Friday, July 31, 2015

Selling Out our Natural Resources to Profiteers: Senate panel passes bill to lift crude oil export ban, open more areas for exploration


Lisa Murkowski on CERAWeek (Photo by: Femke Perlot-Hoogeveen)
Lisa Murkowski on CERAWeek (Photo by: Femke Perlot-Hoogeveen)
 
Despicable acts of traitors and crooks:  U.S. Senate Committee on Energy and Natural Resources supported Thursday U.S. Senator Lisa Murkowski, R-Alaska, and her broad, bipartisan energy legislation and a separate measure she introduced to grant Alaska and other coastal states a share of the revenue from offshore oil and gas activity.

The committee on Thursday approved the Energy Policy Modernization Act of 2015, an original bill to provide for the modernization of the energy policy of the United States, which chairman Murkowski crafted with ranking member Maria Cantwell, D-Wash., by a vote of 18 to 4. A total of 10 Republicans and eight Democrats voted to advance the bill to the Senate for consideration.

“Alaska’s natural resources are vital to our prosperity,” Lisa Murkowski said. “With exploration proceeding in the Chukchi Sea, and the Alaska offshore emerging as a key part of our national energy security, it’s critical that we ensure revenue sharing for the state and coastal communities and invest in the workforce development, science and infrastructure necessary to bring these vast resources to market.”

The committee also voted 12-10 to approve Murkowski’s Offshore Production and National Security Act (OPENS), which would ensure Alaska and other coastal states receive a fair share of the revenue from oil and gas activity off their shores. The bill would also lift the outdated ban on exporting most U.S. crude oil.

“These are both national bills, but they’re also Alaska bills. As a result of our work here on the committee, this has turned into one of Alaska’s best weeks on federal energy policy in years,” said Murkowski. “I’m very proud of what we’ve accomplished, and just as proud of how we’ve accomplished it.”

The OPENS Act is a combination of four bills previously considered by the Senate Energy and Natural Resources Committee and addresses the different interests of the Gulf states, Atlantic states and Alaska, as well as crude oil exports.

The legislation would ensure that America’s energy renaissance continues by opening additional areas of America’s offshore to responsible oil and gas exploration; allowing the nation’s crude oil to be exported; and ensuring coastal states share in the revenues from offshore production to offset the impacts of development.
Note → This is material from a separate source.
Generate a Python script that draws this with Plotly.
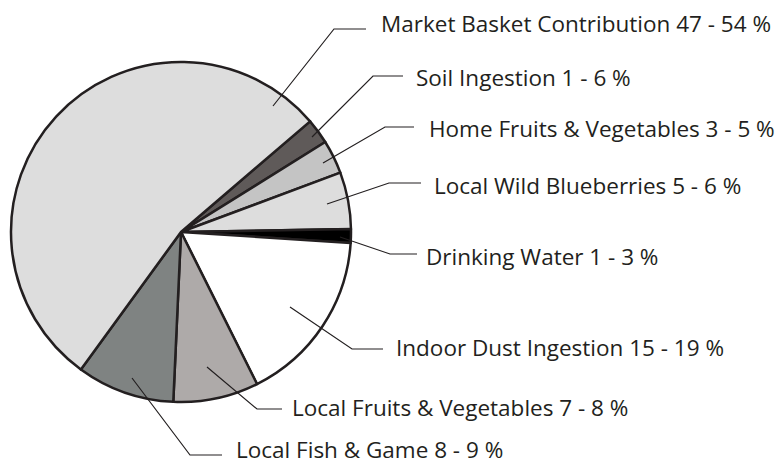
import plotly.graph_objects as go

W, H = 783, 465

# Slices in clockwise order starting at the Soil Ingestion edge
labels = ["Soil Ingestion 1 - 6 %", "Home Fruits & Vegetables 3 - 5 %",
          "Local Wild Blueberries 5 - 6 %", "Drinking Water 1 - 3 %",
          "Indoor Dust Ingestion 15 - 19 %", "Local Fruits & Vegetables 7 - 8 %",
          "Local Fish & Game 8 - 9 %", "Market Basket Contribution 47 - 54 %"]
values = [2.4, 3.2, 5.4, 1.3, 16.6, 8.1, 9.3, 53.7]
colors = ["#5f5a59", "#c4c4c4", "#dddddd", "#000000",
          "#ffffff", "#aeaaa9", "#7f8382", "#dddddd"]
start_angle = 49.4

# Label layout (pixel space): text anchor and leader line (start, kink, end)
label_text_pos = {
    "Market Basket Contribution 47 - 54 %": (379, 23),
    "Soil Ingestion 1 - 6 %": (414, 77),
    "Home Fruits & Vegetables 3 - 5 %": (427, 128),
    "Local Wild Blueberries 5 - 6 %": (432, 185),
    "Drinking Water 1 - 3 %": (424, 256),
    "Indoor Dust Ingestion 15 - 19 %": (394, 347),
    "Local Fruits & Vegetables 7 - 8 %": (290, 407),
    "Local Fish & Game 8 - 9 %": (234, 449),
}
leaders = {
    "Market Basket Contribution 47 - 54 %": [(273, 106), (334, 29), (366, 29)],
    "Soil Ingestion 1 - 6 %": [(312, 137), (373, 76), (403, 76)],
    "Home Fruits & Vegetables 3 - 5 %": [(323, 163), (385, 127), (414, 127)],
    "Local Wild Blueberries 5 - 6 %": [(327, 204), (389, 183), (421, 183)],
    "Drinking Water 1 - 3 %": [(340, 237), (390, 254), (417, 254)],
    "Indoor Dust Ingestion 15 - 19 %": [(290, 307), (352, 349), (383, 349)],
    "Local Fruits & Vegetables 7 - 8 %": [(207, 367), (257, 409), (282, 409)],
    "Local Fish & Game 8 - 9 %": [(132, 378), (190, 455), (222, 455)],
}

cx, cy, R = 181, 232, 170

fig = go.Figure()
fig.add_trace(go.Pie(
    labels=labels, values=values, sort=False, direction="clockwise",
    rotation=start_angle, textinfo="none", hoverinfo="label",
    marker=dict(colors=colors, line=dict(color="#231f20", width=2.5)),
    domain=dict(x=[(cx - R) / W, (cx + R) / W], y=[1 - (cy + R) / H, 1 - (cy - R) / H]),
    showlegend=False,
))

for lab, pts in leaders.items():
    xs = [p[0] for p in pts]
    ys = [p[1] for p in pts]
    path = "M {} {} L {} {} L {} {}".format(xs[0], ys[0], xs[1], ys[1], xs[2], ys[2])
    fig.add_shape(type="path", path=path, xref="x", yref="y",
                  line=dict(color="#231f20", width=1.2))

for lab, (tx, ty) in label_text_pos.items():
    fig.add_annotation(x=tx, y=ty, xref="x", yref="y", text=lab, showarrow=False,
                       xanchor="left", yanchor="middle",
                       font=dict(family="Open Sans", size=22.5, color="#231f20"))

fig.update_layout(
    width=W, height=H, margin=dict(l=0, r=0, t=0, b=0),
    paper_bgcolor="white", plot_bgcolor="rgba(0,0,0,0)",
    xaxis=dict(range=[0, W], visible=False, fixedrange=True),
    yaxis=dict(range=[H, 0], visible=False, fixedrange=True),
)
fig.write_html("out.html", config={"displayModeBar": False},
               post_script="document.body.style.margin='0';document.body.style.overflow='hidden';")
Alaska’s OCS in the Beaufort and Chukchi seas are estimated to contain undiscovered resources of 23.6 billion barrels of oil and 104.4 trillion cubic feet of natural gas. Additionally, Cook Inlet, which provides the natural gas supply for southcentral and interior Alaska, contains an estimated undiscovered resource of 19 trillion cubic feet of natural gas.

Murkowski’s legislation would provide for revenue sharing in the Alaska OCS region for the state and coastal communities. It would also increase access to additional resources by requiring a minimum of three lease sales in each of the Beaufort, Chukchi, and Cook Inlet planning areas during any five-year period, as well as annual lease sales in the 8(g) zone of the Beaufort and Cook Inlet planning areas.

“The OPENS Act will ensure that the state of Alaska and coastal communities supporting development will receive a substantial share of the revenues from production to compensate for impacts from development,” Murkowski said.

This is an ill-advised legislation. Sure it will create jobs.  But selling out the natural resources to profiteers is the wrong way to do it.  The oil and gas produced in the United States must remain here in the states.  We need to focus on energy efficiency and diversification first, as increased oil production will lead to more inefficiencies, pollution, accidents and lowering of the quality of life.  We need to pass laws that require reduction in oil usage for transportation purposes, and by requiring mandatory telecommunications, as we simply waste these valuable resources just to drive around aimlessly.